The most common cause of sluggish shifting is the bits of the nice trail or road you just rode concealing themselves between cable and casing. Cleaning the bike can sometimes serve only to solidify the mud or dust so you have to be careful. Full suspension bikes suffer particularly badly – the loops of casing necessary to connect rear brake and gear cables across the central hinge are often a magnet for unwanted grit. Luckily, the cable stops on frames are slotted, allowing you to remove the casing and clean the sections of cable normally hidden within.

Pull casing forward and out of cable stop

Pull casing forward and out of cable stop

Inspect cable and casing before you start – if either are kinked, frayed or corroded, it’s time to replace them. For gear cables, lift your back wheel off the ground. Shift into the largest sprocket front and rear, then stop pedalling. Click your shifters as if changing into the smallest sprocket and smallest chainring

For V-brake cables, squeeze the brake units together, slide back the rubber boot and release the noodle from its hanger. For mechanical disc brakes, push the actuation lever upwards, as if applying the brake. This creates slack in the cable. Follow the section of outer casing that emerges from the shifter or lever, to the cable stop on the frame. Pull the outer casing forwards and wiggle the cable out of the slot in the cable slot. Repeat at all the other cable stops. Slide the sections of casing along the cable and clean all the concealed sections (a light oil such as GT85 or WD40 works well). Re-lubricate the cable with a heavier oil – whatever you use for your chain is perfect. Slide the casings gently back into place, careful to avoid kinking the cable. Settle them back into the cable stops. For mechanical disc brakes, you need to pull the actuation lever up again to give yourself enough cable slack.

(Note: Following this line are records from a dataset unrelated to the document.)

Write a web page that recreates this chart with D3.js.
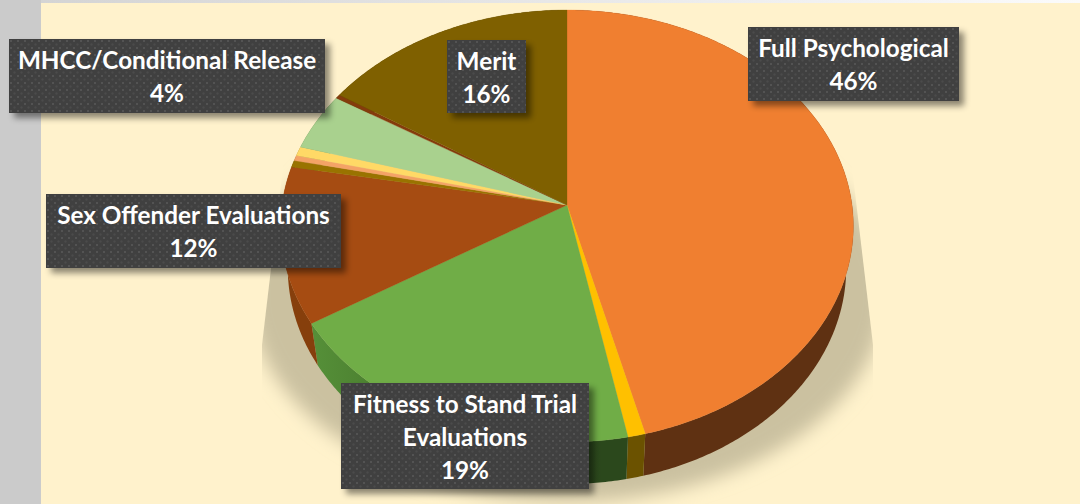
<!DOCTYPE html>
<html>
<head>
<meta charset="utf-8">
<script src="https://cdn.jsdelivr.net/npm/d3@7"></script>
<style>
  html, body { margin: 0; padding: 0; background: #fff; overflow: hidden; }
  svg { display: block; }
  text { font-family: Lato, "Open Sans", sans-serif; font-weight: 700; fill: #fff; text-anchor: middle; }
</style>
</head>
<body>
<svg id="chart" width="1080" height="504"></svg>
<script>
// Data ---------------------------------------------------------------
const categories = ["Full Psychological", "Minor A", "Fitness to Stand Trial Evaluations",
  "Sex Offender Evaluations", "Minor B", "Minor C", "Minor D",
  "MHCC/Conditional Release", "Minor E", "Merit"];
const shares = [46, 0.9, 19.3, 11.7, 0.5, 0.4, 0.7, 4.3, 0.3, 15.9];
const labelTexts = [
  ["Full Psychological", "46%"],
  ["Merit", "16%"],
  ["MHCC/Conditional Release", "4%"],
  ["Sex Offender Evaluations", "12%"],
  ["Fitness to Stand Trial", "Evaluations", "19%"]
];

// Styles -------------------------------------------------------------
const topColors  = ["#f07f30", "#ffc000", "#70ad47", "#a64c12", "#997300", "#f4a366", "#ffd966", "#a9d18e", "#843c0c", "#7f6000"];
const sideColors = ["#5f3112", "#6b5200", "url(#greenSide)", "#863f0c", "#5c4500", "#8a5a30", "#8a7530", "#5e7a4a", "#4f2407", "#4c3a00"];
const labelBoxes = [
  { x: 748, y: 27,  w: 211, h: 74 },
  { x: 447, y: 40,  w: 79,  h: 73 },
  { x: 9,   y: 39,  w: 316, h: 74 },
  { x: 46,  y: 194, w: 295, h: 74 },
  { x: 341, y: 383, w: 248, h: 106 }
];
const lineStep = 33, fontSize = 24.3;

// Pie projection: hub sits above the ellipse centre (perspective) -----
const hub = { x: 567, y: 205 }, radius = 285;
const persp = -0.0972, yScale = 194, depth = 42, bottomScale = 0.975;

function rimPoint(angle, isBottom) {
  const u = Math.sin(angle), v = -Math.cos(angle), w = 1 + persp * v;
  const px = radius * u / w, py = (hub.y + yScale * v) / w;
  return isBottom ? [hub.x + px * bottomScale, py + depth] : [hub.x + px, py];
}
function arcPoints(a0, a1, isBottom) {
  const n = Math.max(2, Math.ceil((a1 - a0) / 0.01));
  return d3.range(n + 1).map(i => rimPoint(a0 + (a1 - a0) * i / n, isBottom));
}

const line = d3.line();
const svg = d3.select("#chart");
const defs = svg.append("defs");

// Defs ---------------------------------------------------------------
const topStrip = defs.append("linearGradient").attr("id", "topStrip");
topStrip.append("stop").attr("offset", 0).attr("stop-color", "#d4d4d4");
topStrip.append("stop").attr("offset", 1).attr("stop-color", "#fbfbfb");

const greenSide = defs.append("linearGradient").attr("id", "greenSide")
  .attr("gradientUnits", "userSpaceOnUse").attr("x1", 315).attr("x2", 600).attr("y1", 0).attr("y2", 0);
greenSide.append("stop").attr("offset", 0).attr("stop-color", "#558f38");
greenSide.append("stop").attr("offset", 0.25).attr("stop-color", "#4a7d2f");
greenSide.append("stop").attr("offset", 1).attr("stop-color", "#2b481c");

defs.append("filter").attr("id", "pieBlur")
  .attr("x", "-10%").attr("y", "-10%").attr("width", "120%").attr("height", "120%")
  .append("feGaussianBlur").attr("stdDeviation", 9);

const boxShadow = defs.append("filter").attr("id", "boxShadow")
  .attr("x", "-10%").attr("y", "-20%").attr("width", "125%").attr("height", "145%");
boxShadow.append("feDropShadow").attr("dx", 5).attr("dy", 5).attr("stdDeviation", 3)
  .attr("flood-color", "#000").attr("flood-opacity", 0.45);

const dots = defs.append("pattern").attr("id", "dots").attr("patternUnits", "userSpaceOnUse")
  .attr("width", 7).attr("height", 7);
dots.append("rect").attr("width", 7).attr("height", 7).attr("fill", "#404040");
dots.append("rect").attr("x", 1).attr("y", 1).attr("width", 2).attr("height", 2).attr("fill", "#535353");
dots.append("rect").attr("x", 4.5).attr("y", 4.5).attr("width", 2).attr("height", 2).attr("fill", "#4c4c4c");

defs.append("clipPath").attr("id", "shadowClip").append("polygon")
  .attr("points", "285,150 262,345 262,504 873,504 873,345 850,150");

// Background ---------------------------------------------------------
svg.append("rect").attr("width", 1080).attr("height", 504).attr("fill", "#cbcbcb");
svg.append("rect").attr("x", 41).attr("width", 1039).attr("height", 3).attr("fill", "url(#topStrip)");
svg.append("rect").attr("x", 41).attr("y", 3).attr("width", 1039).attr("height", 501).attr("fill", "#fff2cc");

// Cast shadow --------------------------------------------------------
svg.append("g").attr("clip-path", "url(#shadowClip)")
  .append("ellipse")
  .attr("cx", 567).attr("cy", 294).attr("rx", 318).attr("ry", 208)
  .attr("fill", "#cbc1a0").attr("filter", "url(#pieBlur)");

// Slices -------------------------------------------------------------
const slices = d3.pie().sort(null).value(d => d)(shares);

svg.append("g").selectAll("path")
  .data(slices)
  .join("path")
  .attr("fill", (d, i) => sideColors[i])
  .attr("d", d => {
    const upper = arcPoints(d.startAngle, d.endAngle, false);
    const lower = arcPoints(d.startAngle, d.endAngle, true).reverse();
    return line(upper.concat(lower)) + "Z";
  });

svg.append("g").selectAll("path")
  .data(slices)
  .join("path")
  .attr("fill", (d, i) => topColors[i])
  .attr("stroke", (d, i) => topColors[i])
  .attr("stroke-width", 0.3)
  .attr("d", d => line([[hub.x, hub.y]].concat(arcPoints(d.startAngle, d.endAngle, false))) + "Z");

// Labels -------------------------------------------------------------
const labels = svg.append("g").selectAll("g")
  .data(labelTexts)
  .join("g")
  .attr("transform", (d, i) => `translate(${labelBoxes[i].x},${labelBoxes[i].y})`);

labels.append("rect")
  .attr("width", (d, i) => labelBoxes[i].w)
  .attr("height", (d, i) => labelBoxes[i].h)
  .attr("fill", "url(#dots)")
  .attr("filter", "url(#boxShadow)");

labels.each(function(d, i) {
  const box = labelBoxes[i];
  d3.select(this).selectAll("text")
    .data(d)
    .join("text")
    .attr("x", box.w / 2)
    .attr("y", (t, j) => box.h / 2 + (j - (d.length - 1) / 2) * lineStep + fontSize * 0.35 + 1)
    .style("font-size", fontSize + "px")
    .text(t => t);
});
</script>
</body>
</html>
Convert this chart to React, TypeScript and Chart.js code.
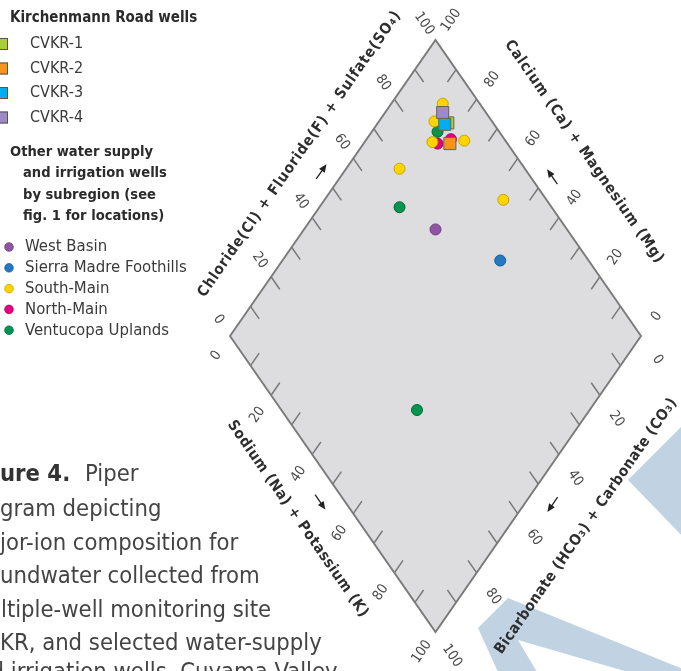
import React, { useEffect, useRef } from 'react';
import { Chart, registerables } from 'chart.js';

Chart.register(...registerables);

// ---- Data: percent of total anions (Cl + F + SO4) and percent of total cations (Na + K) ----
const CVKR1_ANION = [89];
const CVKR1_CATION = [17];
const CVKR2_ANION = [86];
const CVKR2_CATION = [21];
const CVKR3_ANION = [88];
const CVKR3_CATION = [16.5];
const CVKR4_ANION = [89.5];
const CVKR4_CATION = [14];

const WEST_BASIN_ANION = [68];
const WEST_BASIN_CATION = [32];
const SIERRA_MADRE_ANION = [78.5];
const SIERRA_MADRE_CATION = [53];
const SOUTH_MAIN_ANION = [91, 82, 90, 69.5, 89.5, 86];
const SOUTH_MAIN_CATION = [12.5, 16.5, 24, 13, 43.5, 13.5];
const NORTH_MAIN_ANION = [83, 87];
const NORTH_MAIN_CATION = [18, 20.5];
const VENTUCOPA_ANION = [63, 33, 85];
const VENTUCOPA_CATION = [19.5, 58, 16];

const AXIS_TICKS = [0, 20, 40, 60, 80, 100];
const MINOR_TICKS = [10, 20, 30, 40, 50, 60, 70, 80, 90];

const WELL_LABELS = ['CVKR-1', 'CVKR-2', 'CVKR-3', 'CVKR-4'];
const WELL_COLORS = ['#a8cf3a', '#f7941d', '#00aeef', '#9d8bc6'];
const REGION_LABELS = ['West Basin', 'Sierra Madre Foothills', 'South-Main', 'North-Main', 'Ventucopa Uplands'];
const REGION_COLORS = ['#8f55a3', '#2479c0', '#ffd400', '#e5007d', '#00964f'];
const REGION_BORDERS = ['#6d3f80', '#1a5c94', '#c9a200', '#a8005c', '#006b38'];

const TITLE_CL = 'Chloride(Cl) + Fluoride(F) + Sulfate(SO\u2084)';
const TITLE_CA = 'Calcium (Ca) + Magnesium (Mg)';
const TITLE_NA = 'Sodium (Na) + Potassium (K)';
const TITLE_HCO3 = 'Bicarbonate (HCO\u2083) + Carbonate (CO\u2083)';

const CAPTION_LINES = [
  'diagram depicting',
  'major-ion composition for',
  'groundwater collected from',
  'multiple-well monitoring site',
  'CVKR, and selected water-supply',
  'and irrigation wells, Cuyama Valley,',
];
const CAPTION_HIDDEN = ['dia', 'ma', 'gro', 'mu', 'CV', 'an'];

const W = 681;
const H = 671;
const NARROW = "'Liberation Sans Narrow','Arial Narrow','DejaVu Sans Condensed','Roboto',sans-serif";

const toXY = (anion: number[], cation: number[]) =>
  anion.map((a, i) => ({ x: a + cation[i], y: a - cation[i] }));

function rtext(ctx: CanvasRenderingContext2D, s: string, x: number, y: number, ang: number, font: string, color: string, target?: number) {
  ctx.save();
  ctx.translate(x, y);
  ctx.rotate(ang);
  ctx.font = font;
  (ctx as any).letterSpacing = '0px';
  if (target) {
    const w = ctx.measureText(s).width;
    const ls = (target - w) / s.length;
    (ctx as any).letterSpacing = ls.toFixed(2) + 'px';
  }
  ctx.fillStyle = color;
  ctx.textAlign = 'center';
  ctx.textBaseline = 'middle';
  ctx.fillText(s, 0, 0);
  ctx.restore();
}

function arrow(ctx: CanvasRenderingContext2D, cx: number, cy: number, dx: number, dy: number) {
  const len = 9;
  const x0 = cx - dx * len, y0 = cy - dy * len;
  const x1 = cx + dx * len, y1 = cy + dy * len;
  ctx.save();
  ctx.strokeStyle = '#222';
  ctx.fillStyle = '#222';
  ctx.lineWidth = 1.3;
  ctx.beginPath();
  ctx.moveTo(x0, y0);
  ctx.lineTo(x1 - dx * 5, y1 - dy * 5);
  ctx.stroke();
  const px = -dy, py = dx;
  ctx.beginPath();
  ctx.moveTo(x1, y1);
  ctx.lineTo(x1 - dx * 8 + px * 3.5, y1 - dy * 8 + py * 3.5);
  ctx.lineTo(x1 - dx * 8 - px * 3.5, y1 - dy * 8 - py * 3.5);
  ctx.closePath();
  ctx.fill();
  ctx.restore();
}

const piperPlugin = {
  id: 'piperFrame',
  beforeDatasetsDraw(chart: any) {
    const ctx: CanvasRenderingContext2D = chart.ctx;
    const xs = chart.scales.x;
    const ys = chart.scales.y;
    const P = (a: number, n: number) => ({ x: xs.getPixelForValue(a + n), y: ys.getPixelForValue(a - n) });

    ctx.save();
    ctx.fillStyle = '#ffffff';
    ctx.fillRect(0, 0, W, H);

    // decorative page shapes (bottom right)
    ctx.fillStyle = '#c1d3e3';
    ctx.beginPath();
    ctx.moveTo(628, 480);
    ctx.lineTo(690, 418);
    ctx.lineTo(690, 544);
    ctx.closePath();
    ctx.fill();
    ctx.beginPath();
    ctx.moveTo(508, 598);
    ctx.lineTo(690, 672);
    ctx.lineTo(628, 672);
    ctx.lineTo(518, 640);
    ctx.lineTo(537, 672);
    ctx.lineTo(498, 672);
    ctx.lineTo(478, 628);
    ctx.closePath();
    ctx.fill();

    const L = P(0, 0), T = P(100, 0), R = P(100, 100), B = P(0, 100);
    const norm = (v: { x: number; y: number }) => {
      const d = Math.hypot(v.x, v.y);
      return { x: v.x / d, y: v.y / d };
    };
    const uT = norm({ x: T.x - L.x, y: T.y - L.y });
    const uB = norm({ x: B.x - L.x, y: B.y - L.y });
    const angT = Math.atan2(uT.y, uT.x);
    const angB = Math.atan2(uB.y, uB.x);

    // diamond
    ctx.beginPath();
    ctx.moveTo(L.x, L.y);
    ctx.lineTo(T.x, T.y);
    ctx.lineTo(R.x, R.y);
    ctx.lineTo(B.x, B.y);
    ctx.closePath();
    ctx.fillStyle = '#dddde0';
    ctx.fill();

    ctx.strokeStyle = '#7a7a7a';
    ctx.lineWidth = 1.5;
    ctx.beginPath();
    const tk = 4.2;
    MINOR_TICKS.forEach((t) => {
      let p = P(t, 0), q = P(t, tk);
      ctx.moveTo(p.x, p.y); ctx.lineTo(q.x, q.y);
      p = P(100, t); q = P(100 - tk, t);
      ctx.moveTo(p.x, p.y); ctx.lineTo(q.x, q.y);
      p = P(0, t); q = P(tk, t);
      ctx.moveTo(p.x, p.y); ctx.lineTo(q.x, q.y);
      p = P(t, 100); q = P(t, 100 - tk);
      ctx.moveTo(p.x, p.y); ctx.lineTo(q.x, q.y);
    });
    ctx.stroke();
    ctx.lineWidth = 1.9;
    ctx.beginPath();
    ctx.moveTo(L.x, L.y);
    ctx.lineTo(T.x, T.y);
    ctx.lineTo(R.x, R.y);
    ctx.lineTo(B.x, B.y);
    ctx.closePath();
    ctx.stroke();

    // tick labels
    const lf = `14px ${NARROW}`;
    const lc = '#4a4a4a';
    AXIS_TICKS.forEach((v) => {
      let p = P(v, 0);
      rtext(ctx, String(v), p.x - uB.x * 20, p.y - uB.y * 20, angB, lf, lc);
      p = P(100, 100 - v);
      rtext(ctx, String(v), p.x + uT.x * 24 + 2, p.y + uT.y * 24, angT, lf, lc);
      p = P(0, v);
      rtext(ctx, String(v), p.x - uT.x * 24, p.y - uT.y * 24, angT, lf, lc);
      p = P(100 - v, 100);
      rtext(ctx, String(v), p.x + uB.x * 29, p.y + uB.y * 29, angB, lf, lc);
    });

    // arrows
    let m = P(50, 0);
    arrow(ctx, m.x - uB.x * 20, m.y - uB.y * 20, uT.x, uT.y);
    m = P(100, 50);
    arrow(ctx, m.x + uT.x * 21 + 2, m.y + uT.y * 21 + 6, -uB.x, -uB.y);
    m = P(0, 50);
    arrow(ctx, m.x - uT.x * 22, m.y - uT.y * 22, uB.x, uB.y);
    m = P(50, 100);
    arrow(ctx, m.x + uB.x * 25, m.y + uB.y * 25, -uT.x, -uT.y);

    // axis titles
    const tf = `bold 15px ${NARROW}`;
    const tc = '#2e2e2e';
    const mUL = P(50, 0), mUR = P(100, 50), mLL = P(0, 50), mLR = P(50, 100);
    rtext(ctx, TITLE_CL, mUL.x - 33, mUL.y - 34, angT, tf, tc, 345);
    rtext(ctx, TITLE_CA, mUR.x + 46, mUR.y - 36, angB, tf, tc, 268);
    rtext(ctx, TITLE_NA, mLL.x - 35, mLL.y + 35, angB, tf, tc, 236);
    rtext(ctx, TITLE_HCO3, mLR.x + 48, mLR.y + 42, angT, tf, tc, 308);

    // legend
    ctx.textAlign = 'left';
    ctx.textBaseline = 'middle';
    (ctx as any).letterSpacing = '0px';
    ctx.fillStyle = '#2b2b2b';
    ctx.font = `bold 15px ${NARROW}`;
    ctx.fillText('Kirchenmann Road wells', 10, 18);
    WELL_LABELS.forEach((lab, i) => {
      const y = 44 + i * 24.5;
      ctx.fillStyle = WELL_COLORS[i];
      ctx.fillRect(-4, y - 6, 12, 12);
      ctx.strokeStyle = '#55554a';
      ctx.lineWidth = 1;
      ctx.strokeRect(-4 + 0.5, y - 6 + 0.5, 11, 11);
      ctx.fillStyle = '#3a3a3a';
      ctx.font = `16px ${NARROW}`;
      ctx.fillText(lab, 30, y);
    });
    ctx.fillStyle = '#2b2b2b';
    ctx.font = `bold 14.6px ${NARROW}`;
    ctx.fillText('Other water supply', 10, 152);
    ctx.fillText('and irrigation wells', 23, 173);
    ctx.fillText('by subregion (see', 23, 195);
    ctx.fillText('fig. 1 for locations)', 23, 216);
    REGION_LABELS.forEach((lab, i) => {
      const y = 247 + i * 20.8;
      ctx.beginPath();
      ctx.arc(9, y, 4.3, 0, Math.PI * 2);
      ctx.fillStyle = REGION_COLORS[i];
      ctx.fill();
      ctx.strokeStyle = REGION_BORDERS[i];
      ctx.lineWidth = 0.8;
      ctx.stroke();
      ctx.fillStyle = '#3a3a3a';
      ctx.font = `16.6px ${NARROW}`;
      ctx.fillText(lab, 25, y);
    });

    // caption (cropped at the left edge of the page)
    ctx.textBaseline = 'alphabetic';
    ctx.fillStyle = '#333';
    ctx.font = `bold 23.6px ${NARROW}`;
    const figOff = ctx.measureText('Fig').width;
    ctx.fillText('Figure 4.', -figOff, 481);
    ctx.fillStyle = '#444';
    ctx.font = `23.6px ${NARROW}`;
    ctx.fillText('Piper', 85, 481);
    CAPTION_LINES.forEach((line, i) => {
      let off = ctx.measureText(CAPTION_HIDDEN[i]).width;
      if (i === CAPTION_LINES.length - 1) off += ctx.measureText('d').width * 0.7;
      if (i === 3) off -= 1;
      const y = i === CAPTION_LINES.length - 1 ? 679 : 516 + i * 33.5;
      ctx.fillText(line, -off, y);
    });
    ctx.restore();
  },
};

const pt = (color: string, border: string, style: string, radius: number) => ({
  backgroundColor: color,
  borderColor: border,
  borderWidth: 1,
  pointStyle: style,
  pointRadius: radius,
  pointHoverRadius: radius,
});

export default function App() {
  const ref = useRef<HTMLCanvasElement>(null);
  useEffect(() => {
    if (!ref.current) return;
    const datasets: any[] = [
      { label: WELL_LABELS[0], data: toXY(CVKR1_ANION, CVKR1_CATION), ...pt(WELL_COLORS[0], '#66664a', 'rect', 8.5), order: 4 },
      { label: WELL_LABELS[1], data: toXY(CVKR2_ANION, CVKR2_CATION), ...pt(WELL_COLORS[1], '#66664a', 'rect', 8.5), order: 1 },
      { label: WELL_LABELS[2], data: toXY(CVKR3_ANION, CVKR3_CATION), ...pt(WELL_COLORS[2], '#66664a', 'rect', 8.5), order: 2 },
      { label: WELL_LABELS[3], data: toXY(CVKR4_ANION, CVKR4_CATION), ...pt(WELL_COLORS[3], '#66664a', 'rect', 8.5), order: 3 },
      { label: REGION_LABELS[0], data: toXY(WEST_BASIN_ANION, WEST_BASIN_CATION), ...pt(REGION_COLORS[0], REGION_BORDERS[0], 'circle', 5.5), order: 9 },
      { label: REGION_LABELS[1], data: toXY(SIERRA_MADRE_ANION, SIERRA_MADRE_CATION), ...pt(REGION_COLORS[1], REGION_BORDERS[1], 'circle', 5.5), order: 9 },
      { label: REGION_LABELS[2], data: toXY(SOUTH_MAIN_ANION, SOUTH_MAIN_CATION), ...pt(REGION_COLORS[2], REGION_BORDERS[2], 'circle', 5.5), order: 6 },
      { label: REGION_LABELS[3], data: toXY(NORTH_MAIN_ANION, NORTH_MAIN_CATION), ...pt(REGION_COLORS[3], REGION_BORDERS[3], 'circle', 5.5), order: 7 },
      { label: REGION_LABELS[4], data: toXY(VENTUCOPA_ANION, VENTUCOPA_CATION), ...pt(REGION_COLORS[4], REGION_BORDERS[4], 'circle', 5.5), order: 8 },
    ];
    const chart = new Chart(ref.current, {
      type: 'scatter',
      data: { datasets },
      options: {
        animation: false,
        responsive: false,
        devicePixelRatio: 1,
        layout: { padding: { left: 230, right: 40, top: 40, bottom: 39 } },
        scales: {
          x: { type: 'linear', min: 0, max: 200, display: false },
          y: { type: 'linear', min: -100, max: 100, display: false },
        },
        plugins: { legend: { display: false }, tooltip: { enabled: false } },
      },
      plugins: [piperPlugin],
    } as any);
    return () => chart.destroy();
  }, []);
  return (
    <div style={{ position: 'absolute', left: 0, top: 0, width: W, height: H, background: '#fff' }}>
      <canvas ref={ref} width={W} height={H} style={{ display: 'block' }} />
    </div>
  );
}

Reconnect the V-brake cable. For gear cables, lift up the back of the bike and turn the pedals around to allow the chain to find a gear. You may need to operate the brake or gear levers several times to pull the outer casing firmly back into the cable stops.

Upgrade cable kits

The standard cable set-up, with a steel cable running through a Teflon-lined casing, works well in most circumstances, as long as it’s kept clean and lubricated. But a variety of upgrade cables are available that will last longer in messier environments. The simplest solution is to use a smooth inner wire that’s been pre-coated with Teflon. These still need lubrication, but they will stay cleaner than standard cables and will reduce friction between cable and casing. They are slightly more expensive than standard cables but are no more difficult to fit.

Signed, sealed, delivered

A more extreme solution is to use a sealed cable kit – Gore-Tex cable kits are the most common example. These use a very smooth Gore-Tex coating (more commonly found as a waterproof, breathable jacket lining) on the cable. The kit comes with a plastic tube that protects the cable through its entire length. A rubber boot guards the end of the cable, stopping mud, grit or sand from creeping into the gap between cable and protective lining. The Gore- Tex coating has to be stripped off the end of the cable, so that it can be clamped securely. These sets are fiddly to set up, so follow the instructions that come with the pack carefully. Once fitted, though, the cables and casings are good quality and last much longer than standard cables. They’re worth the extra money and effort.